Plaintiff Dijon Sharpe sued  the Winterville Police Department and two officers after one officer, Myers Helms, tried to block Sharpe from streaming a traffic stop on Facebook Live in October 2018. Sharpe was a passenger in the car.

“Officer Helms noticed this activity and attempted to take Sharpe’s phone, reaching through Sharpe’s open car window,” wrote Judge Julius Richardson. “Officer Helms and his partner Officer William Ellis then told Sharpe he could record the stop but could not stream it to Facebook Live because that threatened officer safety. The officers also made it clear that if Sharpe tried to livestream a future police encounter, he would have his phone taken away or be arrested.”
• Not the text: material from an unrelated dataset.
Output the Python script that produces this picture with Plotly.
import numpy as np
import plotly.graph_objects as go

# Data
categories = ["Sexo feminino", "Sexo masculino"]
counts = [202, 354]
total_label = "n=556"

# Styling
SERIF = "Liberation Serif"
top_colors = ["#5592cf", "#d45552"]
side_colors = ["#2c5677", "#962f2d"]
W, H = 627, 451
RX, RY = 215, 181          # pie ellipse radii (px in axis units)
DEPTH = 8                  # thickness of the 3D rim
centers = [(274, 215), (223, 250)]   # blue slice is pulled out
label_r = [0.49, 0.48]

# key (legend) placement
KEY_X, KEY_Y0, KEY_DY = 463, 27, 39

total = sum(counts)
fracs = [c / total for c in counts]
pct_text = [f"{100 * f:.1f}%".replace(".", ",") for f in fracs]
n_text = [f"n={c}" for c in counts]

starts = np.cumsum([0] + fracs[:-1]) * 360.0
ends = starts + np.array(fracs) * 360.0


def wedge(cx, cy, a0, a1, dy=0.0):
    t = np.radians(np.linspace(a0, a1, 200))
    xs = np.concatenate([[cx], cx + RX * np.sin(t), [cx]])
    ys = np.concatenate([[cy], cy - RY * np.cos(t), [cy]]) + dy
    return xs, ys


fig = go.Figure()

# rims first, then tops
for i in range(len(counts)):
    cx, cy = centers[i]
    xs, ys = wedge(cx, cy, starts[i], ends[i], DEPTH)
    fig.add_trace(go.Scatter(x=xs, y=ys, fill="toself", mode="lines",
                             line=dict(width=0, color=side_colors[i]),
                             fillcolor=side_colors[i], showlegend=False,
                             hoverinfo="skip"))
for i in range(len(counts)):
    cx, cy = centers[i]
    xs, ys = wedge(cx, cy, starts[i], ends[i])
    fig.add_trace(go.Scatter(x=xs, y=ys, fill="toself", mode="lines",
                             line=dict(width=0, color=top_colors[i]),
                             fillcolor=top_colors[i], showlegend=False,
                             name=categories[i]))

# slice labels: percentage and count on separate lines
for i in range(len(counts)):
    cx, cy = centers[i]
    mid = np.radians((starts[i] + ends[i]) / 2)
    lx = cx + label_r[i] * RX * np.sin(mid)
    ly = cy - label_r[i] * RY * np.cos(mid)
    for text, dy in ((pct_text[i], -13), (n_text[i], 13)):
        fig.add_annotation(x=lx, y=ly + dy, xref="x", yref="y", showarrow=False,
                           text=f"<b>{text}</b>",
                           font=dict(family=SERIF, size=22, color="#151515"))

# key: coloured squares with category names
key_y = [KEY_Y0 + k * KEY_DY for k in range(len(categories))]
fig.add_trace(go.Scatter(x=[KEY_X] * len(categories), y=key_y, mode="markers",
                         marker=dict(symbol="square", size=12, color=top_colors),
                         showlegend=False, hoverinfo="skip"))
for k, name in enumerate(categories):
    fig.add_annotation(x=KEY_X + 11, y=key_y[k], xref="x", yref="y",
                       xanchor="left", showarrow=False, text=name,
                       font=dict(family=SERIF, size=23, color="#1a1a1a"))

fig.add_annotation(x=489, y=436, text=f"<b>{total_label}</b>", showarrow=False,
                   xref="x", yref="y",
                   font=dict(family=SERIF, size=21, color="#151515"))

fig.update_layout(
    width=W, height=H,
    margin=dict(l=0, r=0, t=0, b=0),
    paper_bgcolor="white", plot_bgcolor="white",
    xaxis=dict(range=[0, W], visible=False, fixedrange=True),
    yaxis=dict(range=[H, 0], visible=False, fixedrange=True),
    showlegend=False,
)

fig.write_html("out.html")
Sharpe’s suit targeted Winterville “for allegedly having a policy that prohibits recording and livestreaming public police interactions in violation of the First Amendment.” A District Court judge rejected Sharpe’s arguments about the town policy. The judge also ruled that qualified immunity barred Sharpe from suing Helms individually.
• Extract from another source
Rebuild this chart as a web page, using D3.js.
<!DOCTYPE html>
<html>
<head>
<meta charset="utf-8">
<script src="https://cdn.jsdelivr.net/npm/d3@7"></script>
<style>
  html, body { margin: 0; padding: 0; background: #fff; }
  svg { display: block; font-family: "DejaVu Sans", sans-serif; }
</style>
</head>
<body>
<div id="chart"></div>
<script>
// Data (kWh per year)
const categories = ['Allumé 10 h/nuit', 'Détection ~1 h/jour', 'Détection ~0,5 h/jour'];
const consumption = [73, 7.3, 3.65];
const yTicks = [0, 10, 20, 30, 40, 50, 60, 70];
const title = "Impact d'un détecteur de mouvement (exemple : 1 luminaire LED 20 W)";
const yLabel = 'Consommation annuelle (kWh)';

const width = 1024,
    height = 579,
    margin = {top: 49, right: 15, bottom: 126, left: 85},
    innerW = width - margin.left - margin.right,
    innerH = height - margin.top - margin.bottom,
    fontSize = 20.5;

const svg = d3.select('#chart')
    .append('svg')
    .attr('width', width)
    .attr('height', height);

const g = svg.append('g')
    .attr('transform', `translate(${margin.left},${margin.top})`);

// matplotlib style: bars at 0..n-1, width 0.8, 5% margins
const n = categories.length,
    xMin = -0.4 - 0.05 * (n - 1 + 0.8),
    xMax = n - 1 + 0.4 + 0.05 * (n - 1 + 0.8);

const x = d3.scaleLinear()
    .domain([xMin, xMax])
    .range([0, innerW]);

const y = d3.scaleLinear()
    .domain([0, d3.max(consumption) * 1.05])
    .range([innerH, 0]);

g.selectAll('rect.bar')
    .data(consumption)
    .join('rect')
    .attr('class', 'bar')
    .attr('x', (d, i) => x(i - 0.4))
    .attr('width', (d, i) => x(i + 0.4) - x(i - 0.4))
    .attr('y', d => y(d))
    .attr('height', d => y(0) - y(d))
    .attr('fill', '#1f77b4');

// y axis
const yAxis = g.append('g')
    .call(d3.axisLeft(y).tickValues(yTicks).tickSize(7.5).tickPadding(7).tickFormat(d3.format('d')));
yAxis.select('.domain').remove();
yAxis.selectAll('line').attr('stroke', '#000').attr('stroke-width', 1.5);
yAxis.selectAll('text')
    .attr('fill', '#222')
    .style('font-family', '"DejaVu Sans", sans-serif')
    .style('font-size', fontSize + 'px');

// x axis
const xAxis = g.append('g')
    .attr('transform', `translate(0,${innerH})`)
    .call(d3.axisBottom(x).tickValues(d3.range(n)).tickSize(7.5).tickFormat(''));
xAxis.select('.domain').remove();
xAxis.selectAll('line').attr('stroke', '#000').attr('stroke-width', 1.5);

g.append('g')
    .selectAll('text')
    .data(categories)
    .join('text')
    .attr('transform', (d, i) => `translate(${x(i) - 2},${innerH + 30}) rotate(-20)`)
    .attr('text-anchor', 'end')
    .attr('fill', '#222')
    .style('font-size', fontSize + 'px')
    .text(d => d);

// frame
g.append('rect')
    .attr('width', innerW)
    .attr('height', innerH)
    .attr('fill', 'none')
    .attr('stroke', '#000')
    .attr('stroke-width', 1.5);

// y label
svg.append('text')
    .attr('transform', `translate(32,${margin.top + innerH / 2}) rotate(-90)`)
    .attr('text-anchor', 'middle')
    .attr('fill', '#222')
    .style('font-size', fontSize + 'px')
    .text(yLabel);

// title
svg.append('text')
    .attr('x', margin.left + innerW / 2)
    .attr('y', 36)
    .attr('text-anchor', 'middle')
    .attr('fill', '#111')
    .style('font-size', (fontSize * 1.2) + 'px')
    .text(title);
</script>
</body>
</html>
“Sharpe plausibly alleges that the Town of Winterville has a policy preventing someone in a stopped vehicle from livestreaming their traffic stop,” Richardson wrote. “If that policy exists, it reaches protected speech. So to survive First Amendment scrutiny, the Town needs to justify the alleged policy by proving it is tailored to weighty enough interests. The Town has not yet met that burden. So Sharpe’s claim that the Town’s livestreaming policy violates the First Amendment survives.”

Appellate judges agreed the case requires further action in a trial court.

“Recording police encounters creates information that contributes to discussion about governmental affairs,” Richardson wrote. “So too does livestreaming disseminate that information, often creating its own record. We thus hold that livestreaming a police traffic stop is speech protected by the First Amendment.”

Winterville should have a chance to defend its policies. “[T]he Town’s speech regulation only survives First Amendment scrutiny if Defendants demonstrate that: (1) the Town has weighty enough interests at stake; (2) the policy furthers those interest; and (3) the policy is sufficiently tailored to furthering those interests,” Richardson wrote.

The town has argued for protecting police officers’ safety. “This officer-safety interest might be enough to sustain the policy. But on this record we cannot yet tell,” Richardson wrote. “There is ‘undoubtedly a strong government interest’ in officer safety. And risks to officers are particularly acute during traffic stops. But even though the Town has a strong interest in protecting its officers, Defendants have not done enough to show that this policy furthers or is tailored to that interest.”

U.S. District Judge Michael Nachmanoff joined Richardson’s opinion. Judge Paul Niemeyer agreed to send the case back to a trial court, but he wrote a concurring opinion.

“[T]he majority opinion hardly acknowledges the role of the Fourth Amendment in the relevant analysis and the relationship of the Fourth Amendment to other constitutionally protected rights, including First Amendment rights,” Niemeyer wrote. “Yet, the issues in this case arose in the context of a lawful Fourth Amendment seizure — a traffic stop — during which a person seized refused to obey the order of law enforcement officers to cease using a cell phone to communicate with others during the course of the stop.”

“The restriction on cell-phone use was thus an aspect of the seizure, and therefore the lawfulness of the restriction is regulated by the Fourth Amendment and its jurisprudence recognizing that, when conducting traffic stops, law enforcement officers may intrude on the liberty interests of those who have been stopped, so long as the intrusion is reasonable,” he added.

“The issue therefore should be restated, I submit, to whether, during a lawful traffic stop, law enforcement officers may lawfully prohibit the person detained from conducting electronic communications with others,” Niemeyer explained. “This is a nuanced, but meaningful, adjustment to the issue addressed in the majority opinion, which is whether restrictions on electronic communications of persons detained are justified under a traditional, free-standing First Amendment analysis.”  

The case Sharpe v. Winterville Police Department will return to the U.S. District Court for the Eastern District of North Carolina.